Tuesday, June 15, 2010

Runner's high in A Separate Peace

I've been reading John Knowles's classic, A Separate Peace, and ran across a terrific description of the runner's high.  (Not that I've ever experienced it quite like this.)  The narrator, Gene, prompted by his friend Finny, has taken up running.  On a chilly winter morning they head out, Gene to run, Finny acting as his self-appointed coach.  Gene has the kind of breakthrough that runners long for.

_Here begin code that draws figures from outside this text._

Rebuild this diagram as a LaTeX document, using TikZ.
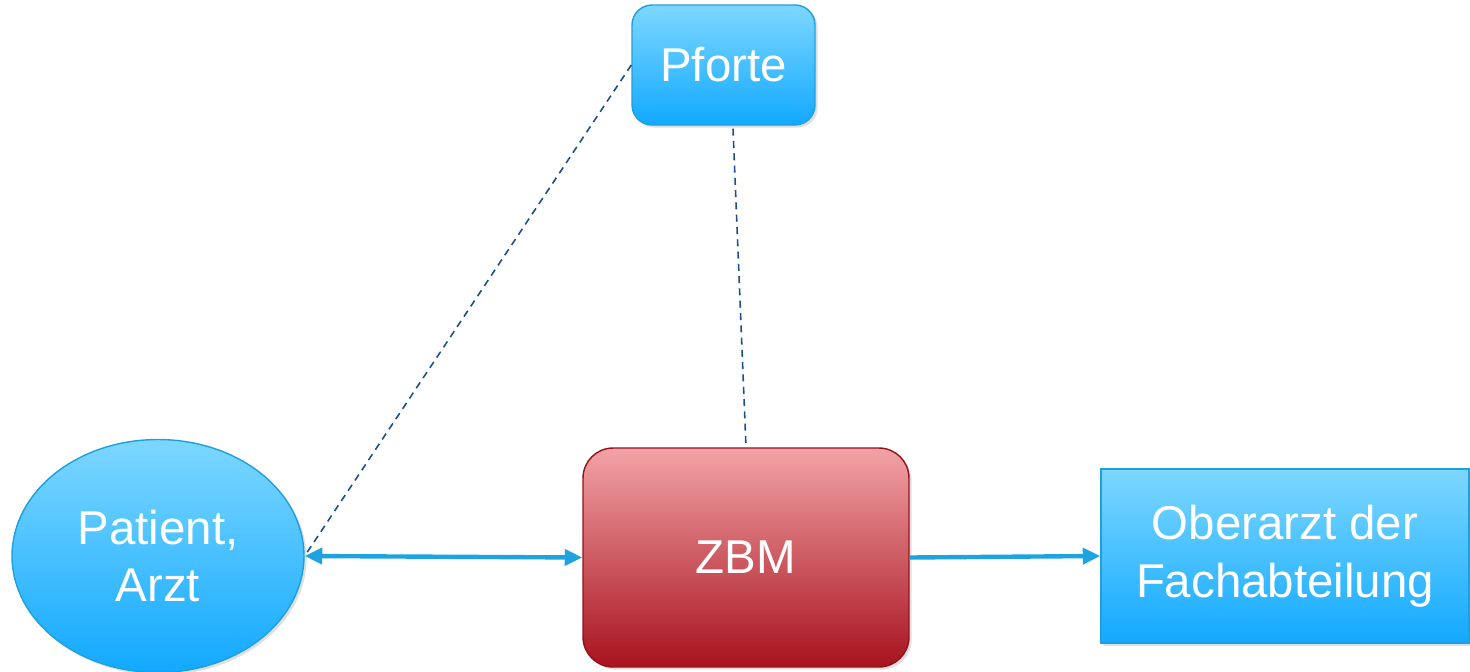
\documentclass[tikz,border=0pt]{standalone}
\usepackage{fontspec}
\setmainfont{Liberation Sans}
\usetikzlibrary{shapes.geometric,arrows.meta,shadows}
\definecolor{bluetop}{HTML}{7DD7FF}
\definecolor{bluebot}{HTML}{12A9FF}
\definecolor{blueedge}{HTML}{1E9FDF}
\definecolor{redtop}{HTML}{F2A3A6}
\definecolor{redbot}{HTML}{A8131F}
\definecolor{rededge}{HTML}{95101B}
\definecolor{arrowblue}{HTML}{1DA3E0}
\definecolor{dashblue}{HTML}{1A4F8A}
\tikzset{
  lbl/.style={text=white, font=\fontsize{27}{33}\selectfont, align=center},
  bluebox/.style={lbl, draw=blueedge, line width=0.8pt, top color=bluetop, bottom color=bluebot,
    inner sep=0pt, drop shadow={opacity=0.25, shadow xshift=1.5pt, shadow yshift=-1.5pt}},
  redbox/.style={lbl, draw=rededge, line width=0.8pt, top color=redtop, bottom color=redbot,
    inner sep=0pt, rounded corners=0.6cm, drop shadow={opacity=0.25, shadow xshift=1.5pt, shadow yshift=-1.5pt}},
  flow/.style={draw=arrowblue, line width=2.5pt, -{Triangle[length=10pt,width=9pt]}},
  twoway/.style={draw=arrowblue, line width=2.5pt, {Triangle[length=10pt,width=9pt]}-{Triangle[length=10pt,width=9pt]}},
  link/.style={draw=dashblue, line width=0.9pt, dashed, dash pattern=on 4pt off 3pt},
}
\begin{document}
\begin{tikzpicture}[x=0.02cm, y=-0.02cm]
\useasboundingbox (0,0) rectangle (1470,672);
\node[bluebox, rounded corners=0.4cm, minimum width=3.66cm, minimum height=2.4cm] (pforte) at (723.5,65) {\raisebox{-2pt}{Pforte}};
\node[bluebox, ellipse, minimum width=5.84cm, minimum height=4.66cm] (patient) at (158,556) {Patient,\\Arzt};
\node[redbox, minimum width=6.52cm, minimum height=4.38cm] (zbm) at (746,557.5) {\raisebox{-2pt}{ZBM}};
\node[bluebox, minimum width=7.36cm, minimum height=3.48cm] (ober) at (1285,556) {Oberarzt der\\Fachabteilung};
\draw[link] (pforte.west) -- (patient.east);
\draw[link] ([xshift=0.19cm,yshift=-0.06cm]pforte.south) -- (zbm.north);
\draw[twoway] (patient.east) -- (zbm.west);
\draw[flow] (zbm.east) -- (ober.west);
\end{tikzpicture}
\end{document}
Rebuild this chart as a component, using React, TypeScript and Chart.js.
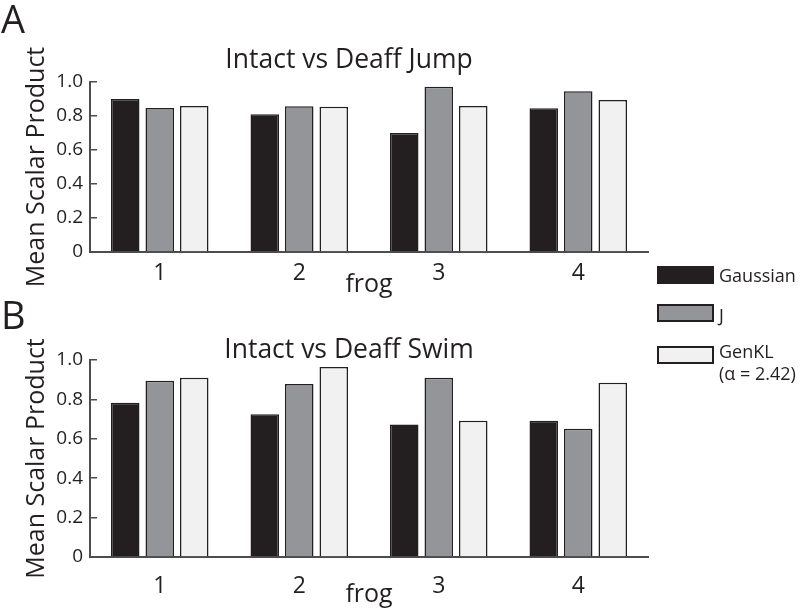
import React, { useEffect, useRef } from 'react';
import { Chart, registerables } from 'chart.js';

Chart.register(...registerables);

// ---- data ----
const frogs = ['1', '2', '3', '4'];
const seriesNames = ['Gaussian', 'J', 'GenKL'];
const jumpGaussian = [0.90, 0.81, 0.70, 0.845];
const jumpJ = [0.847, 0.857, 0.972, 0.945];
const jumpGenKL = [0.859, 0.855, 0.859, 0.894];
const swimGaussian = [0.783, 0.724, 0.673, 0.691];
const swimJ = [0.895, 0.878, 0.91, 0.651];
const swimGenKL = [0.91, 0.964, 0.691, 0.885];
const yTickValues = [0, 0.2, 0.4, 0.6, 0.8, 1.0];

const FONT = "'Open Sans', sans-serif";
const INK = '#231f20';
const AXIS = '#4d4d4f';
const fills = ['#231f20', '#939598', '#f1f1f2'];

const panelTitle = {
  id: 'panelTitle',
  afterDraw(chart: any, _args: any, opts: any) {
    const { ctx } = chart;
    ctx.save();
    ctx.font = `${opts.size}px ${FONT}`;
    ctx.fillStyle = INK;
    ctx.textAlign = 'center';
    ctx.textBaseline = 'alphabetic';
    ctx.fillText(opts.text, opts.x, opts.y);
    ctx.restore();
  },
};

function makeConfig(p: {
  title: string;
  values: number[][];
  padTop: number;
  xHeight: number;
  titleY: number;
  tickPad: number;
  frogPad: number;
}) {
  return {
    type: 'bar' as const,
    data: {
      labels: frogs,
      datasets: seriesNames.map((name, i) => ({
        label: name,
        data: p.values[i],
        backgroundColor: fills[i],
        borderColor: INK,
        borderWidth: 1.5,
        barPercentage: 0.826,
        categoryPercentage: 0.742,
      })),
    },
    options: {
      responsive: false,
      animation: false as const,
      layout: { padding: { top: p.padTop, right: 152, bottom: 0, left: 0 } },
      plugins: {
        legend: { display: false },
        tooltip: { enabled: false },
        title: { display: false },
        panelTitle: { text: p.title, x: 349, y: p.titleY, size: 26.5 },
      },
      scales: {
        x: {
          type: 'category' as const,
          grid: { display: false },
          border: { display: true, color: AXIS, width: 2 },
          ticks: {
            color: INK,
            font: { family: FONT, size: 23 },
            padding: p.tickPad,
            maxRotation: 0,
          },
          title: {
            display: true,
            text: 'frog',
            color: INK,
            font: { family: FONT, size: 25 },
            padding: { top: 0, bottom: p.frogPad },
          },
          afterFit(scale: any) {
            scale.height = p.xHeight;
          },
        },
        y: {
          min: 0,
          max: 1,
          afterBuildTicks(scale: any) {
            scale.ticks = yTickValues.map((v) => ({ value: v }));
          },
          grid: {
            display: true,
            drawOnChartArea: false,
            drawTicks: true,
            tickLength: -7,
            color: AXIS,
            lineWidth: 1.5,
          },
          border: { display: true, color: AXIS, width: 2 },
          ticks: {
            color: INK,
            font: { family: FONT, size: 19 },
            padding: 14,
            callback: (v: any) => (Number(v) === 0 ? '0' : Number(v).toFixed(1)),
          },
          title: {
            display: true,
            text: 'Mean Scalar Product',
            color: INK,
            font: { family: FONT, size: 25 },
            padding: { top: 22, bottom: 0 },
          },
          afterFit(scale: any) {
            scale.width = 90;
          },
        },
      },
    },
    plugins: [panelTitle],
  };
}

const textStyle: React.CSSProperties = {
  position: 'absolute',
  fontFamily: FONT,
  color: INK,
  whiteSpace: 'nowrap',
};

function Swatch({ top, color }: { top: number; color: string }) {
  return (
    <div
      style={{
        position: 'absolute',
        left: 657,
        top,
        width: 57,
        height: 18,
        background: color,
        border: `2px solid ${INK}`,
        boxSizing: 'border-box',
      }}
    />
  );
}

export default function App() {
  const refA = useRef<HTMLCanvasElement>(null);
  const refB = useRef<HTMLCanvasElement>(null);

  useEffect(() => {
    const a = new Chart(
      refA.current as HTMLCanvasElement,
      makeConfig({
        title: 'Intact vs Deaff Jump',
        values: [jumpGaussian, jumpJ, jumpGenKL],
        padTop: 82,
        xHeight: 48,
        titleY: 68,
        tickPad: 0,
        frogPad: 0,
      }) as any
    );
    const b = new Chart(
      refB.current as HTMLCanvasElement,
      makeConfig({
        title: 'Intact vs Deaff Swim',
        values: [swimGaussian, swimJ, swimGenKL],
        padTop: 60,
        xHeight: 53,
        titleY: 58,
        tickPad: 8,
        frogPad: 0,
      }) as any
    );
    return () => {
      a.destroy();
      b.destroy();
    };
  }, []);

  return (
    <div
      style={{
        position: 'absolute',
        left: 0,
        top: 0,
        width: 800,
        height: 610,
        background: '#ffffff',
        overflow: 'hidden',
      }}
    >
      <canvas ref={refA} width={800} height={300} style={{ position: 'absolute', left: 0, top: 0 }} />
      <canvas ref={refB} width={800} height={310} style={{ position: 'absolute', left: 0, top: 300 }} />
      <div style={{ ...textStyle, left: 1, top: -6, fontSize: 38, lineHeight: '48px' }}>A</div>
      <div style={{ ...textStyle, left: 1, top: 290, fontSize: 38, lineHeight: '48px' }}>B</div>

      <Swatch top={266} color={fills[0]} />
      <Swatch top={304} color={fills[1]} />
      <Swatch top={346} color={fills[2]} />
      <div style={{ ...textStyle, left: 719, top: 265, fontSize: 18, lineHeight: '20px' }}>{seriesNames[0]}</div>
      <div style={{ ...textStyle, left: 719, top: 305, fontSize: 18, lineHeight: '20px' }}>{seriesNames[1]}</div>
      <div style={{ ...textStyle, left: 719, top: 340, fontSize: 18, lineHeight: '22px' }}>
        {seriesNames[2]}
        <br />
        (α = 2.42)
      </div>
    </div>
  );
}
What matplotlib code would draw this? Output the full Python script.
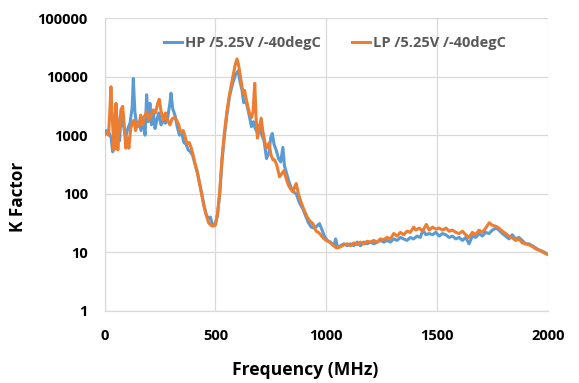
import matplotlib
matplotlib.use("Agg")
import matplotlib.pyplot as plt
from matplotlib.ticker import FixedLocator, FixedFormatter, NullLocator

hp_freq = [0, 10, 20, 30, 37, 45, 52, 60, 68, 76, 85, 95, 105, 115, 125, 130, 137, 145, 155, 165,
           175, 183, 190, 198, 205, 212, 220, 228, 236, 245, 255, 265, 275, 285, 295, 300, 308, 318,
           328, 338, 348, 358, 368, 378, 388, 398, 408, 418, 428, 438, 448, 458, 468, 478, 484, 492,
           500, 510, 520, 530, 540, 552, 565, 580, 592, 603, 612, 620, 628, 636, 645, 655, 663, 672,
           680, 690, 700, 710, 720, 731, 742, 750, 757, 765, 775, 785, 795, 805, 812, 822, 835, 850,
           865, 880, 895, 910, 920, 933, 945, 958, 970, 980, 992, 1005, 1020, 1035, 1043, 1052, 1065,
           1080, 1095, 1110, 1125, 1140, 1155, 1170, 1185, 1200, 1215, 1230, 1245, 1260, 1275, 1290,
           1305, 1320, 1335, 1350, 1365, 1380, 1395, 1410, 1425, 1437, 1450, 1465, 1480, 1495, 1510,
           1525, 1540, 1555, 1570, 1585, 1600, 1615, 1630, 1645, 1660, 1675, 1690, 1705, 1720, 1735,
           1750, 1767, 1780, 1795, 1810, 1825, 1840, 1855, 1870, 1885, 1900, 1915, 1930, 1945, 1960,
           1975, 1990, 2000]
hp_k = [1050, 1200, 1100, 900, 520, 1500, 2600, 1600, 800, 2700, 1500, 900, 1300, 1600, 3000, 9300,
        2500, 1500, 1700, 1200, 2000, 1000, 4900, 1700, 3500, 1500, 2600, 1300, 1800, 2400, 1500, 1800,
        1600, 2000, 3500, 5200, 2800, 2200, 1400, 1000, 1100, 750, 700, 560, 520, 450, 320, 240, 160,
        105, 65, 45, 38, 40, 32, 30, 30, 45, 100, 350, 900, 2200, 4800, 8000, 11000, 12500, 8000, 6000,
        3600, 4000, 3000, 2000, 1400, 1700, 1300, 1100, 1500, 1000, 800, 400, 500, 900, 1070, 700, 550,
        400, 350, 620, 300, 220, 150, 110, 100, 70, 55, 40, 32, 27, 26, 28, 31, 25, 19, 16, 15, 13, 17,
        12, 13, 14, 13, 14, 13, 15, 13, 15, 14, 15, 14, 15, 16, 15, 16, 15, 17, 16, 18, 17, 16, 18, 17,
        19, 18, 24, 20, 21, 20, 22, 19, 21, 20, 18, 19, 17, 18, 16, 18, 14, 19, 18, 21, 19, 22, 21, 24,
        26, 24, 21, 19, 17, 20, 17, 18, 16, 14, 14, 13, 12, 11, 10.5, 9.8, 9.3]

lp_freq = [0, 10, 18, 24, 29, 35, 43, 48, 52, 56, 60, 66, 75, 82, 89, 96, 103, 110, 118, 125, 133,
           140, 148, 155, 163, 172, 180, 190, 200, 210, 220, 230, 240, 247, 255, 265, 275, 285, 295,
           305, 315, 325, 335, 345, 355, 362, 372, 382, 392, 400, 410, 420, 430, 440, 450, 460, 470,
           480, 490, 500, 510, 520, 530, 540, 552, 565, 578, 590, 598, 606, 615, 625, 632, 640, 648,
           655, 663, 670, 678, 684, 690, 698, 707, 714, 720, 730, 742, 752, 760, 768, 778, 790, 800,
           810, 820, 830, 840, 850, 858, 865, 875, 885, 895, 905, 915, 925, 940, 955, 965, 975, 985,
           1000, 1015, 1030, 1045, 1053, 1065, 1080, 1095, 1110, 1125, 1140, 1155, 1170, 1185, 1200,
           1215, 1230, 1245, 1260, 1275, 1290, 1305, 1320, 1335, 1350, 1365, 1380, 1395, 1405, 1420,
           1435, 1452, 1465, 1480, 1495, 1510, 1525, 1541, 1555, 1570, 1585, 1600, 1615, 1630, 1645,
           1660, 1675, 1690, 1705, 1720, 1736, 1750, 1765, 1780, 1795, 1810, 1825, 1841, 1855, 1870,
           1885, 1900, 1915, 1932, 1945, 1960, 1975, 1990, 2000]
lp_k = [1000, 1100, 1000, 2500, 6700, 2000, 560, 2000, 3500, 1500, 560, 1200, 2800, 3100, 1500, 600,
        900, 600, 1300, 1600, 1800, 1200, 1600, 1400, 2200, 1500, 2100, 2500, 1800, 2200, 2700, 2400,
        3500, 4100, 2600, 1800, 2400, 1800, 1500, 1900, 2000, 1820, 1500, 1100, 1200, 1000, 700, 750,
        600, 450, 310, 220, 140, 90, 60, 42, 32, 29, 28, 29, 45, 110, 400, 1000, 2500, 5200, 9500,
        16000, 20000, 15000, 9000, 5200, 5800, 4000, 3000, 2300, 2000, 2500, 7700, 2000, 890, 1300,
        1950, 1200, 890, 600, 730, 450, 380, 380, 300, 195, 220, 250, 180, 140, 120, 108, 130, 150,
        100, 75, 60, 48, 40, 35, 31, 23, 22, 20, 18, 16, 15, 13.5, 12, 12, 12.5, 13.5, 14, 13, 14.5,
        13.5, 15, 14, 15.5, 15, 16, 15, 17, 16.5, 18, 17, 21, 19, 22, 20, 23, 22, 27, 24, 26, 23, 30,
        24, 27, 25, 26, 24, 26, 23, 24, 22, 21, 23, 20, 18, 22, 20, 24, 22, 26, 32, 29, 28, 26, 23,
        21, 19, 17.5, 16, 17, 14.5, 14, 13.5, 12.5, 11.5, 11, 10.2, 9.6, 9.2]

x_ticks = [0, 500, 1000, 1500, 2000]
y_ticks = [1, 10, 100, 1000, 10000, 100000]
y_tick_labels = ["1", "10", "100", "1000", "10000", "100000"]
series_names = ["HP /5.25V /-40degC", "LP /5.25V /-40degC"]

fig = plt.figure(figsize=(5.79, 3.83), dpi=100)
ax = fig.add_axes([0.1805, 0.188, 0.7655, 0.765])

ax.plot(hp_freq, hp_k, color="#5b9bd5", lw=2.2, label=series_names[0], zorder=3)
ax.plot(lp_freq, lp_k, color="#ed7d31", lw=2.2, label=series_names[1], zorder=4)

ax.set_yscale("log")
ax.set_xlim(0, 2000)
ax.set_ylim(1, 100000)
ax.yaxis.set_major_locator(FixedLocator(y_ticks))
ax.yaxis.set_major_formatter(FixedFormatter(y_tick_labels))
ax.yaxis.set_minor_locator(NullLocator())
ax.set_xticks(x_ticks)
ax.set_xticklabels([str(t) for t in x_ticks])

ax.grid(True, color="#d9d9d9", lw=0.9)
ax.set_axisbelow(True)
for s in ["top", "right"]:
    ax.spines[s].set_visible(False)
for s in ["left", "bottom"]:
    ax.spines[s].set_color("#d9d9d9")
    ax.spines[s].set_linewidth(0.9)
ax.tick_params(length=0, pad=12)
for lbl in ax.get_xticklabels() + ax.get_yticklabels():
    lbl.set_fontfamily("Open Sans")
    lbl.set_fontweight("bold")
    lbl.set_fontsize(10.5)
    lbl.set_color("black")
ax.tick_params(axis="x", pad=13)

ax.set_xlabel("Frequency (MHz)", fontfamily="Open Sans", fontweight="bold", fontsize=12.6)
ax.set_ylabel("K Factor", fontfamily="Open Sans", fontweight="bold", fontsize=12.3)
ax.xaxis.label.set_verticalalignment("center")
ax.yaxis.label.set_verticalalignment("center")
ax.xaxis.set_label_coords(0.453, -0.203)
ax.yaxis.set_label_coords(-0.195, 0.389)

leg = ax.legend(loc="center", bbox_to_anchor=(0.52, 0.915), ncol=2, frameon=False,
                handlelength=1.2, handletextpad=0.2, columnspacing=2.2,
                prop={"family": "Open Sans", "weight": "bold", "size": 10.5})
for t in leg.get_texts():
    t.set_color("#595959")

fig.savefig("out.png", dpi=100)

After making two circuits of the walk every trace of energy was as usual completely used up, and as I drove myself on all my scattered aches found their usual way to a profound seat of pain in my side.  My lungs as usual were fed up with all this work, and from now on would only go rackingly through the motions.  My knees were boneless again, ready any minute to let my lower legs telescope up into the thighs.  My head felt as though different sections of the cranium were grinding into each other.

Then, for no reason at all, I felt magnificent.  It was as though my body until that instant had simply been lazy, as though the aches and exhaustion were all imagined, created from nothing in order to keep me from truly exerting myself.  Now my body seemed at last to say, "Well, if you must have it, here!" and an accession of strength came flooding through me.  Buoyed up, I forgot my usual feeling of routine self-pity when working out, I lost myself, oppressed mind along with aching body; all entanglements were shed, I broke into the clear.

Wow!  That's what I want!  Lately I'm usually stuck in the "feeling of routine self-pity."